[What the task requires]:
Without the pictures, return each record as it appears.

[Data for processing]:
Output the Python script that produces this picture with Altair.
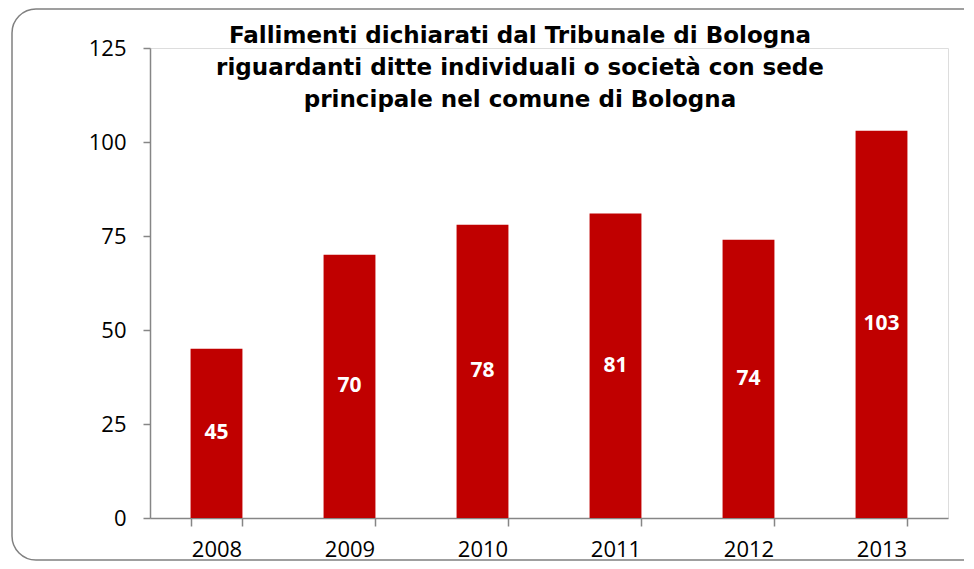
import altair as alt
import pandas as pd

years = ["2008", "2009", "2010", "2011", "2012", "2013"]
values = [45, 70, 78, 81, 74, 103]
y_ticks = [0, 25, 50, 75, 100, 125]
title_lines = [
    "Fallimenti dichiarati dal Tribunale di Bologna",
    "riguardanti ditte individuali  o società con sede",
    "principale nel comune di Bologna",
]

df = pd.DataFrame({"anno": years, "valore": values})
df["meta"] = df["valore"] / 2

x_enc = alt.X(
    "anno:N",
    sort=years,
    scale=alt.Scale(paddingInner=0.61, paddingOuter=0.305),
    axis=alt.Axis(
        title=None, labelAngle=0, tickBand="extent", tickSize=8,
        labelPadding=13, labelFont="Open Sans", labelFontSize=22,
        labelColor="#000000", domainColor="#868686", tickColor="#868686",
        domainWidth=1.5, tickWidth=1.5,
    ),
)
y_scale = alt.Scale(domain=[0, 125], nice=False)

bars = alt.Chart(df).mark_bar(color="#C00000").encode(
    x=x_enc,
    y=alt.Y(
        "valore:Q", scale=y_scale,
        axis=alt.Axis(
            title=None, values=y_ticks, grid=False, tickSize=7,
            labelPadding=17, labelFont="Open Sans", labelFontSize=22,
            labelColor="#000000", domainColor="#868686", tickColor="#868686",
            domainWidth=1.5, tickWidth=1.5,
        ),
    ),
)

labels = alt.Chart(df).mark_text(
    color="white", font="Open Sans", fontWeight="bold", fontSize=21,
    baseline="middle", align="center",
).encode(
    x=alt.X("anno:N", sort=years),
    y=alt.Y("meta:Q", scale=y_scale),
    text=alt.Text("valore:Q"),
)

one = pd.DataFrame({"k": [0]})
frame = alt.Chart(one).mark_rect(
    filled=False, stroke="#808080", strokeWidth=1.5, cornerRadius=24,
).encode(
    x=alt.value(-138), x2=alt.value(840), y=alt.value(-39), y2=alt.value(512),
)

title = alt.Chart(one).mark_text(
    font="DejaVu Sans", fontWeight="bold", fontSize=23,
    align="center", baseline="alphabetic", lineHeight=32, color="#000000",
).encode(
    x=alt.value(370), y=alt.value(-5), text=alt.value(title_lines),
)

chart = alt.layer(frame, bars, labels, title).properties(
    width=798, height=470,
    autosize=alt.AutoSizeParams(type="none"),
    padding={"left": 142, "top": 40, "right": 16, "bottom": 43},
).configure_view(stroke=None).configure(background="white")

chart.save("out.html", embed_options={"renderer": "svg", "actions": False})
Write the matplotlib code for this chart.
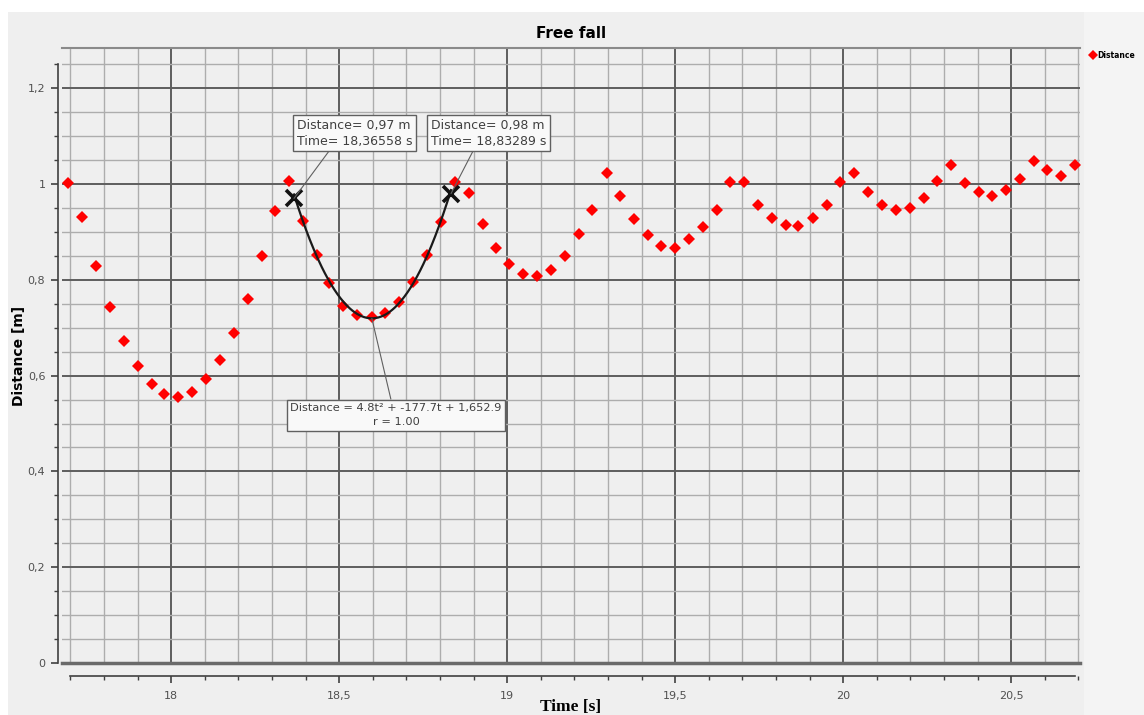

[In response]:
Output the Python script that produces this picture with Altair.
import altair as alt
import pandas as pd

years = ["2008", "2009", "2010", "2011", "2012", "2013"]
values = [45, 70, 78, 81, 74, 103]
y_ticks = [0, 25, 50, 75, 100, 125]
title_lines = [
    "Fallimenti dichiarati dal Tribunale di Bologna",
    "riguardanti ditte individuali  o società con sede",
    "principale nel comune di Bologna",
]

df = pd.DataFrame({"anno": years, "valore": values})
df["meta"] = df["valore"] / 2

x_enc = alt.X(
    "anno:N",
    sort=years,
    scale=alt.Scale(paddingInner=0.61, paddingOuter=0.305),
    axis=alt.Axis(
        title=None, labelAngle=0, tickBand="extent", tickSize=8,
        labelPadding=13, labelFont="Open Sans", labelFontSize=22,
        labelColor="#000000", domainColor="#868686", tickColor="#868686",
        domainWidth=1.5, tickWidth=1.5,
    ),
)
y_scale = alt.Scale(domain=[0, 125], nice=False)

bars = alt.Chart(df).mark_bar(color="#C00000").encode(
    x=x_enc,
    y=alt.Y(
        "valore:Q", scale=y_scale,
        axis=alt.Axis(
            title=None, values=y_ticks, grid=False, tickSize=7,
            labelPadding=17, labelFont="Open Sans", labelFontSize=22,
            labelColor="#000000", domainColor="#868686", tickColor="#868686",
            domainWidth=1.5, tickWidth=1.5,
        ),
    ),
)

labels = alt.Chart(df).mark_text(
    color="white", font="Open Sans", fontWeight="bold", fontSize=21,
    baseline="middle", align="center",
).encode(
    x=alt.X("anno:N", sort=years),
    y=alt.Y("meta:Q", scale=y_scale),
    text=alt.Text("valore:Q"),
)

one = pd.DataFrame({"k": [0]})
frame = alt.Chart(one).mark_rect(
    filled=False, stroke="#808080", strokeWidth=1.5, cornerRadius=24,
).encode(
    x=alt.value(-138), x2=alt.value(840), y=alt.value(-39), y2=alt.value(512),
)

title = alt.Chart(one).mark_text(
    font="DejaVu Sans", fontWeight="bold", fontSize=23,
    align="center", baseline="alphabetic", lineHeight=32, color="#000000",
).encode(
    x=alt.value(370), y=alt.value(-5), text=alt.value(title_lines),
)

chart = alt.layer(frame, bars, labels, title).properties(
    width=798, height=470,
    autosize=alt.AutoSizeParams(type="none"),
    padding={"left": 142, "top": 40, "right": 16, "bottom": 43},
).configure_view(stroke=None).configure(background="white")

chart.save("out.html", embed_options={"renderer": "svg", "actions": False})
Write the matplotlib code for this chart.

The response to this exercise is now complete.